Even with such compact, hierarchical encodings, excessive considerations of possible future developments are still highly computationally demanding. Thus, the activation of recollections and imaginations need to be prioritized in a reward-oriented manner, that is, in a manner that depends on the own motivational system. Computationally, this implies that prioritization depends on (expected) reinforcement. Predictive event encodings essentially allow the implementation of reinforcement learning based on selective episodic replays and imaginations. In a given situation, a limited number of future scenarios can be selectively considered, thus generating more adaptive action choices. Similarly, offline memory recollections, counterfactual considerations, as well as imaginations of event progressions can furthermore lead to the optimization and compaction of event encodings and associated behavioral decisions.
Along these lines, I will give an overview of the critical role of predictive event segmentations, behavioral evidence for the existence and relevance of such encodings, and a short glimpse at according neuro-computational models in artificial systems.
With degrees in computer science (Würzburg University & University of Illinois at Urbana-Champaign), Prof. Butz was appointed professor in cognitive modeling at Tübingen University in 2011. He has published more than 50 journal articles covering topics of artificial neural networks and machine learning, experimental psychology, and neuro-computational cognitive models. His recent book on “How the Mind Comes into Being” (Oxford University Press, 2017) offers a computational introduction to cognitive science from a highly integrative, interdisciplinary perspective.

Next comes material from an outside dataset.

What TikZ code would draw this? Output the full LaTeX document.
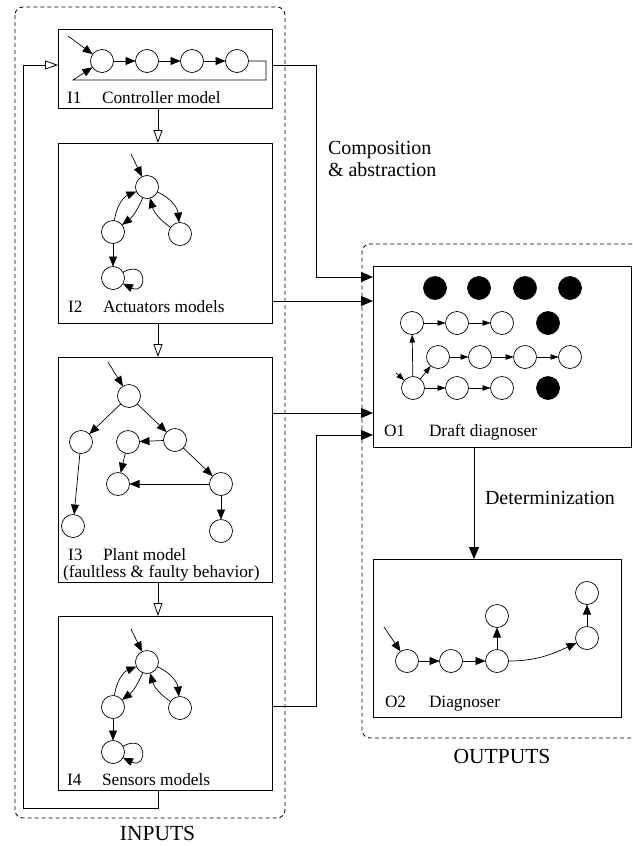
\documentclass[tikz,border=0pt]{standalone}
\usepackage{fontspec}
\setmainfont{Liberation Serif}
\usetikzlibrary{arrows.meta}
\tikzstyle{state}=[draw, circle, line width=0.7pt, inner sep=0, outer sep=0, minimum size=23pt]
\tikzstyle{fstate}=[state, fill=black]
\tikzstyle{model}=[draw, line width=0.8pt, inner sep=0, outer sep=0, minimum width=214pt]
\tikzstyle{txt}=[inner sep=0, outer sep=0, anchor=base west, font=\fontsize{17.3}{20}\selectfont]
\tikzstyle{bigtxt}=[txt, font=\fontsize{20}{23}\selectfont]
\tikzstyle{grouptxt}=[txt, anchor=base, font=\fontsize{21.5}{25}\selectfont]
\tikzstyle{trans}=[line width=0.7pt, -{Triangle[length=10pt, width=8pt]}]
\tikzstyle{strans}=[line width=0.7pt, -{Triangle[length=8pt, width=5.5pt]}]
\tikzstyle{flow}=[line width=0.8pt, -{Triangle[length=12pt, width=10pt]}]
\tikzstyle{order}=[line width=0.8pt, -{Triangle[open, length=13pt, width=9pt]}]
\tikzstyle{group}=[line width=0.8pt, dash pattern=on 4pt off 3pt, rounded corners=8pt]

\begin{document}
\begin{tikzpicture}[x=1pt, y=1pt]
    \useasboundingbox (0,0) rectangle (632,-846);
    % dashed groups
    \draw[group] (15,-7) rectangle (285,-818);
    \draw[group] (632,-244) -- (362,-244) -- (362,-738) -- (632,-738);
    \node[grouptxt] (inputs) at (157.5,-840.5) {INPUTS};
    \node[grouptxt] (outputs) at (502,-763) {OUTPUTS};

    % input models
    \node[model, minimum height=79pt]  (I1) at (165,-68.5) {};
    \node[model, minimum height=180pt] (I2) at (165,-233) {};
    \node[model, minimum height=225pt] (I3) at (165,-469.5) {};
    \node[model, minimum height=174pt] (I4) at (165,-703) {};
    % output models
    \node[model, minimum width=258pt, minimum height=181pt] (O1) at (502,-356.5) {};
    \node[model, minimum width=248pt, minimum height=158pt] (O2) at (497,-638) {};

    % I1: controller
    \node[state] (c1) at (102,-61) {};
    \node[state] (c2) at (147,-61) {};
    \node[state] (c3) at (192,-61) {};
    \node[state] (c4) at (237,-61) {};
    \coordinate (c1in) at (68,-36);
    \coordinate (ret1) at (266,-80);
    \coordinate (ret2) at (73,-80);
    \draw[trans] (c1in) -- (c1);
    \draw[trans] (c1) -- (c2);
    \draw[trans] (c2) -- (c3);
    \draw[trans] (c3) -- (c4);
    \draw[trans] (c4) -| (ret1) -- (ret2) -- (c1);
    \node[txt] (I1id) at (67,-103) {I1};
    \node[txt] (I1name) at (102,-103) {Controller model};

    % I2: actuators
    \node[state] (a1) at (147,-187) {};
    \node[state] (a2) at (113,-232) {};
    \node[state] (a3) at (180,-234) {};
    \node[state] (a4) at (113,-278) {};
    \coordinate (a1in) at (131,-154);
    \draw[trans] (a1in) -- (a1);
    \draw[trans] (a1) to[bend left=15] (a2);
    \draw[trans] (a2) to[bend left=30] (a1);
    \draw[trans] (a1) to[bend left=30] (a3);
    \draw[trans] (a3) to[bend left=20] (a1);
    \draw[trans] (a2) -- (a4);
    \draw[trans] (a4.30) .. controls +(25,14) and +(25,-12) .. (a4.-30);
    \node[txt] (I2id) at (68,-312) {I2};
    \node[txt] (I2name) at (103,-312) {Actuators models};

    % I3: plant
    \node[state] (p1) at (129,-396) {};
    \node[state] (p2) at (81,-442) {};
    \node[state] (p3) at (128,-442) {};
    \node[state] (p4) at (175,-440) {};
    \node[state] (p5) at (118,-484) {};
    \node[state] (p6) at (221,-484) {};
    \node[state] (p7) at (73,-526) {};
    \node[state] (p8) at (221,-531) {};
    \coordinate (p1in) at (108,-362);
    \draw[trans] (p1in) -- (p1);
    \draw[trans] (p1) -- (p2);
    \draw[trans] (p1) -- (p4);
    \draw[trans] (p4) -- (p3);
    \draw[trans] (p3) -- (p5);
    \draw[trans] (p4) -- (p6);
    \draw[trans] (p6) -- (p5);
    \draw[trans] (p2) -- (p7);
    \draw[trans] (p6) -- (p8);
    \node[txt] (I3id) at (68,-560) {I3};
    \node[txt] (I3name) at (103,-560) {Plant model};
    \node[txt] (I3note) at (63,-577) {(faultless \& faulty behavior)};

    % I4: sensors
    \node[state] (s1) at (147,-662) {};
    \node[state] (s2) at (113,-707) {};
    \node[state] (s3) at (180,-708) {};
    \node[state] (s4) at (113,-752) {};
    \coordinate (s1in) at (131,-629);
    \draw[trans] (s1in) -- (s1);
    \draw[trans] (s1) to[bend left=15] (s2);
    \draw[trans] (s2) to[bend left=30] (s1);
    \draw[trans] (s1) to[bend left=30] (s3);
    \draw[trans] (s3) to[bend left=20] (s1);
    \draw[trans] (s2) -- (s4);
    \draw[trans] (s4.30) .. controls +(25,14) and +(25,-12) .. (s4.-30);
    \node[txt] (I4id) at (67,-785) {I4};
    \node[txt] (I4name) at (102,-785) {Sensors models};

    % O1: draft diagnoser
    \node[fstate] (f1) at (435,-288) {};
    \node[fstate] (f2) at (479,-288) {};
    \node[fstate] (f3) at (525,-288) {};
    \node[fstate] (f4) at (570,-288) {};
    \node[state] (d1) at (412,-323) {};
    \node[state] (d2) at (457,-323) {};
    \node[state] (d3) at (502,-323) {};
    \node[fstate] (f5) at (548,-323) {};
    \node[state] (e1) at (438,-357) {};
    \node[state] (e2) at (480,-357) {};
    \node[state] (e3) at (525,-357) {};
    \node[state] (e4) at (570,-357) {};
    \node[state] (g1) at (413,-388) {};
    \node[state] (g2) at (457,-388) {};
    \node[state] (g3) at (502,-388) {};
    \node[fstate] (f6) at (548,-388) {};
    \coordinate (g1in) at (396,-373);
    \draw[strans] (g1in) -- (g1);
    \draw[strans] (d1) -- (d2);
    \draw[strans] (d2) -- (d3);
    \draw[strans] (e1) -- (e2);
    \draw[strans] (e2) -- (e3);
    \draw[strans] (e3) -- (e4);
    \draw[strans] (g1) -- (g2);
    \draw[strans] (g2) -- (g3);
    \draw[strans] (g1) -- (d1);
    \draw[strans] (g1) -- (e1);
    \node[txt] (O1id) at (384,-436) {O1};
    \node[txt] (O1name) at (429,-436) {Draft diagnoser};

    % O2: diagnoser
    \node[state] (h1) at (407,-661) {};
    \node[state] (h2) at (451,-661) {};
    \node[state] (h3) at (497,-661) {};
    \node[state] (h4) at (497,-616) {};
    \node[state] (h5) at (587,-638) {};
    \node[state] (h6) at (587,-593) {};
    \coordinate (h1in) at (384,-627);
    \draw[trans] (h1in) -- (h1);
    \draw[trans] (h1) -- (h2);
    \draw[trans] (h2) -- (h3);
    \draw[trans] (h3) -- (h4);
    \draw[trans] (h3) to[out=0, in=205] (h5);
    \draw[trans] (h5) -- (h6);
    \node[txt] (O2id) at (385,-707) {O2};
    \node[txt] (O2name) at (429,-707) {Diagnoser};

    % ordering of the inputs
    \coordinate (back) at (23,-808);
    \draw[order] ([xshift=-7pt]I1.south) -- ([xshift=-7pt]I2.north);
    \draw[order] ([xshift=-7pt]I2.south) -- ([xshift=-7pt]I3.north);
    \draw[order] ([xshift=-7pt]I3.south) -- ([xshift=-7pt]I4.north);
    \draw[order] ([xshift=-7pt]I4.south) |- (back) |- ([yshift=3.5pt]I1.west);

    % composition and determinization
    \coordinate (bend1) at (316,-65);
    \coordinate (bend2) at (316,-706);
    \draw[flow] ([yshift=3.5pt]I1.east) -- (bend1) |- ([yshift=79.5pt]O1.west);
    \draw[flow] ([yshift=-68pt]I2.east) -- ([yshift=55.5pt]O1.west);
    \draw[flow] ([yshift=56.5pt]I3.east) -- ([yshift=-56.5pt]O1.west);
    \draw[flow] ([yshift=-3pt]I4.east) -- (bend2) |- ([yshift=-78.5pt]O1.west);
    \draw[flow] ([xshift=-28pt]O1.south) -- ([xshift=-28pt]O1.south |- O2.north);
    \node[bigtxt] (comp) at (328,-154) {Composition};
    \node[bigtxt] (abstr) at (328,-176) {\& abstraction};
    \node[bigtxt] (determ) at (485,-504) {Determinization};
\end{tikzpicture}
\end{document}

Linguistic Representations of Events, and their Relevance to Cognitive Models
Dept. of Computer Science, University of Otago
Linguists - in particular syntacticians and semanticists - spend much of their time developing models of event representations. Sentences are a vehicle for conveying event representations. (Sentences can also convey ‘states’, which are not the main focus of the current workshop - but conveying events is certainly one of their main functions.) Most linguists developing accounts of sentences see themselves as modelling aspects of cognition, rather than ‘surface sentences': they consider their primary object of study to be the cognitive mechanisms responsible for creating and interpreting sentences, and representing their meaning, rather than sentences themselves. Given this fact, it is surprising that most linguistic models do not make more contact with the tools and methods of modern neuroscience.
In this talk I will outline some of the main findings about sentence syntax and semantics that have emerged in linguistics - and try to express these in a way that connects with models of event representations in psychology and neuroscience. I will try to be agnostic between the various alternative syntactic theories, but in places I’ll adopt one particular theoretical perspective, namely Chomsky’s ‘Government-and-Binding’ theory. While the syntactic representations posited within this theory are motivated through linguistic argumentation, and make no reference to brain mechanisms, I will argue they are amenable to an interesting interpretation in neuroscientific terms, that sheds useful light on cognitive models of event representations.